Parameters can be set from parsing command line arguments, although it can be skipped by either setting the ApplicationBase.ignore_cli attribute or the ignore_cli argument to ApplicationBase.start(). The configuration obtained will be stored in the cli_conf attribute and will take priority over parameters from configuration files.

The keys are indicated following one or two hyphen. Any subsequent hyphen is replaced by an underscore. So -computation.n_cores and --computation.n-cores are equivalent. Parameters keys are dot-separated paths leading to a trait. Aliases can be used for brevity.

Note

This can be changed with attributes of the corresponding loader class: CLILoader.allow_kebab and CLILoader.prefix.

Command line arguments need to be parsed. The corresponding trait object will deal with the parsing, using its from_string or from_string_list (for containers) methods.

Note

Nested containers parameters (list of list e.g.) are not currently supported.

Note

The list of command line arguments is obtained by ApplicationBase.get_argv(). It tries to detect if python was launched from IPython or Jupyter, in which case it ignores the arguments before the first --.

List arguments#

For any and every parameter, the argument action is “append”, with type str (since the parsing is left to traitlets), and nargs="*" meaning that any parameter can receive any number of values. To indicate multiple values, for a List trait for instance, the following syntax is to be used:

--physical.years 2015 2016 2017

and not as is the case with vanilla traitlets:

--physical.years 2015 --physical.years 2016 ...
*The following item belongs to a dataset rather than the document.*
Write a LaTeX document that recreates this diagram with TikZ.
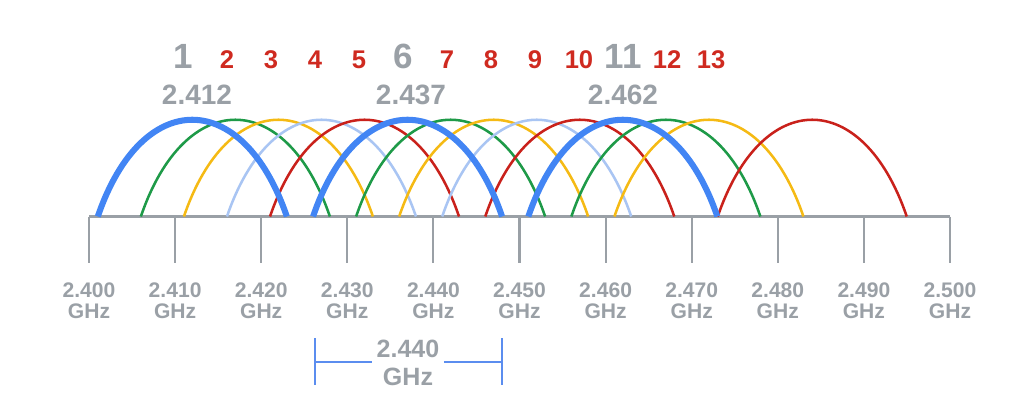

This will raise an error since duplicate are forbidden to avoid possible mistakes in user input.

Extra parameters#

Extra parameters to the argument parser can be added with the class method ApplicationBase.add_extra_parameters(). This will add traits to a section named “extra”, created if needed. This is useful when needing parameters for a single script for instance. If in our script we write:

App.add_extra_parameters(threshold=Float(5.0))
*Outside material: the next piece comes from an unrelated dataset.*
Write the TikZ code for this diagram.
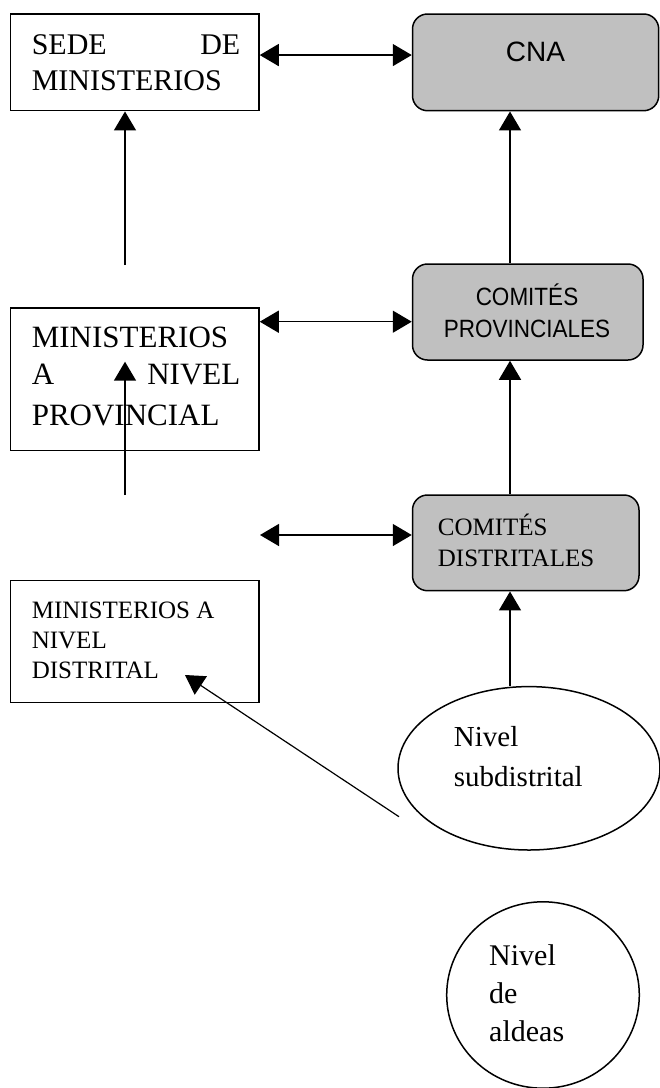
\documentclass[tikz,border=0pt]{standalone}
\usepackage{fontspec}
\setmainfont{Liberation Serif}
\newfontfamily\sansf{Liberation Sans}
\newfontfamily\sansn[FakeStretch=0.9]{Liberation Sans}
\usetikzlibrary{arrows.meta,shapes.geometric}
\begin{document}
\begin{tikzpicture}[x=1pt,y=-1pt,
  plainbox/.style={draw, line width=1.5pt, rectangle, inner sep=0pt},
  graybox/.style={draw, line width=1.5pt, rectangle, rounded corners=15pt, fill=boxgray, inner sep=0pt},
  oval/.style={draw, line width=1.5pt, ellipse, inner sep=0pt},
  txt/.style={anchor=base west, inner sep=0pt},
  ctxt/.style={anchor=base, inner sep=0pt},
  arr/.style={line width=1.5pt, -{Triangle[length=19pt,width=22pt]}},
  dbl/.style={line width=1.5pt, {Triangle[length=19pt,width=22pt]}-{Triangle[length=19pt,width=22pt]}}
]
\definecolor{boxgray}{HTML}{C0C0C0}
\useasboundingbox (0,0) rectangle (660,1088);

% boxes
\node[plainbox, minimum width=248.5pt, minimum height=96.7pt] (sede) at (134.75,62.35) {};
\node[graybox, minimum width=246.2pt, minimum height=96.7pt] (cna) at (535.6,62.35) {};
\node[graybox, minimum width=230.5pt, minimum height=96pt] (prov) at (527.75,312) {};
\node[plainbox, minimum width=248.5pt, minimum height=142.7pt] (minprov) at (134.75,379.35) {};
\node[graybox, minimum width=226.5pt, minimum height=95.7pt] (comdist) at (525.75,542.85) {};
\node[plainbox, minimum width=248.5pt, minimum height=122pt] (mindist) at (134.75,641.7) {};
\node[oval, minimum width=262pt, minimum height=163.4pt] (subd) at (529,768.3) {};
\node[oval, minimum width=192.6pt, minimum height=186.4pt] (aldeas) at (543,995) {};

% texts
\begin{scope}[font=\fontsize{30}{36}\selectfont]
\node[txt] (t1a) at (31.6,54.3) {\hbox to 208.5pt{SEDE\hfill DE}};
\node[txt] (t1b) at (31.6,90) {MINISTERIOS};
\end{scope}
\node[ctxt, font=\sansf\fontsize{28}{34}\selectfont] (t2) at (535.5,61.7) {CNA};
\begin{scope}[font=\sansn\fontsize{25}{30}\selectfont]
\node[ctxt] (t3a) at (527,305) {COMITÉS};
\node[ctxt] (t3b) at (527,337) {PROVINCIALES};
\end{scope}
\begin{scope}[font=\fontsize{31}{37}\selectfont]
\node[txt] (t4a) at (31.6,347) {MINISTERIOS};
\node[txt] (t4b) at (31.6,384) {\hbox to 208.5pt{A\hfill NIVEL}};
\node[txt] (t4c) at (31.6,425) {PROVINCIAL};
\end{scope}
\begin{scope}[font=\fontsize{25}{30}\selectfont]
\node[txt] (t5a) at (437.7,535) {COMITÉS};
\node[txt] (t5b) at (437.7,566.7) {DISTRITALES};
\node[txt] (t6a) at (31.6,618.3) {MINISTERIOS A};
\node[txt] (t6b) at (31.6,648.3) {NIVEL};
\node[txt] (t6c) at (31.6,678.3) {DISTRITAL};
\end{scope}
\begin{scope}[font=\fontsize{29}{35}\selectfont]
\node[txt] (t7a) at (453.7,746.7) {Nivel};
\node[txt] (t7b) at (453.7,786.7) {subdistrital};
\end{scope}
\begin{scope}[font=\fontsize{30}{36}\selectfont]
\node[txt] (t8a) at (489,965) {Nivel};
\node[txt] (t8b) at (489,1003) {de};
\node[txt] (t8c) at (489,1041.7) {aldeas};
\end{scope}

% connectors
\coordinate (xl) at (125,0);
\coordinate (xr) at (510,0);
\coordinate (a1) at (125,265);
\coordinate (a2s) at (125,495);
\coordinate (a2e) at (125,361.7);
\coordinate (dl) at (260,535);
\coordinate (pr) at ([yshift=-9.7pt]prov.west);
\coordinate (ds) at (399,816.7);
\coordinate (de) at (185,675);

\draw[dbl] ([yshift=7.3pt]sede.east) -- ([yshift=7.3pt]cna.west);
\draw[dbl] (pr -| minprov.east) -- (pr);
\draw[dbl] (dl) -- (dl -| comdist.west);
\draw[arr] (a1) -- (xl |- sede.south);
\draw[arr] (a2s) -- (a2e);
\draw[arr] (xr |- prov.north) -- (xr |- cna.south);
\draw[arr] (xr |- comdist.north) -- (xr |- prov.south);
\draw[arr] (xr |- subd.north) -- (xr |- comdist.south);
\draw[arr, line width=1.2pt] (ds) -- (de);
\end{tikzpicture}
\end{document}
we can then pass a parameter by command line at --extra.threshold and retrieve it with app.extra.threshold.

Autocompletion#

Autocompletion for parameters is available via argcomplete. Install argcomplete and either register the scripts you need or activate global completion. In both cases you will need to add # PYTHON_ARGCOMPLETE_OK to the beginning of your scripts.

Note

Completion is not available when using ipython, as it shadows our application. I do not know if this is fixable.

From a dictionary#

The loader DictLoader can transform any nested mapping into a proper configuration.

Note

The loaders TomlkitLoader, YamlLoader and JsonLoader are based on it, as they return a nested mapping.